The outer corners of each blade are tacked fast to both the upper and lower hoople, while the inner corners are wired fast to the stout wire hoop. The blades are made from tin or sheet iron twelve inches long and six inches wide, and, when bent in the shape of a V, the width across the open end should be four inches.
The blades are depended upon to hold the upper and lower frames in place, and when the turbine is on the top of a post with a rod running through the middle of the cross sticks, around which it revolves, the wind will keep it spinning at a high speed.
Power can be developed with this turbine, but only a very small percentage as compared with a windmill the entire surface of which is continually exposed to the breeze. In the turbine only two or three of the blades are effective at any one time.

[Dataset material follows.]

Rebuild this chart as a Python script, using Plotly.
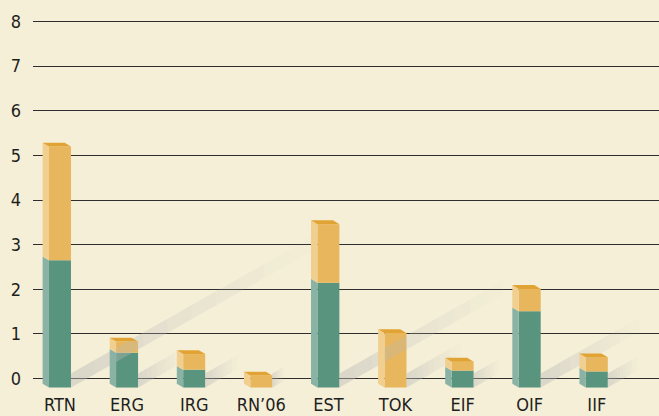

A Barrel-hoop Pinion-wheel
From a flat hoop, a few pieces of tin or sheet iron, and some thin wood, a barrel-hoop pinion-wheel may be made similar to the one shown in Fig. 16.
The barrel-hoop will measure about twenty-one inches in diameter, and the hub should be made five inches in diameter, two inches thick, and cut in, as shown in Fig. 17 A, with nine places to receive the small ends of the metal blades. The hub revolves on a pin which is driven into a block of wood three inches square, as shown at Fig. 17 B. A hole is made in the block from top to bottom, through which a half-inch rod will pass. The rails that support the tail are let into each side of the block and are securely fastened with screws, as shown also at Fig. 17 B.
The fan-tails are twenty-four inches long, one inch and a half wide, and half an inch thick, made of ash or hickory that will bend easily, so as to be drawn in against the blades forming the tail.
The tin blades are cut five inches wide at one end and one inch and a half at the other, and fastened to both the hoop and hub with tacks, as shown in the illustration.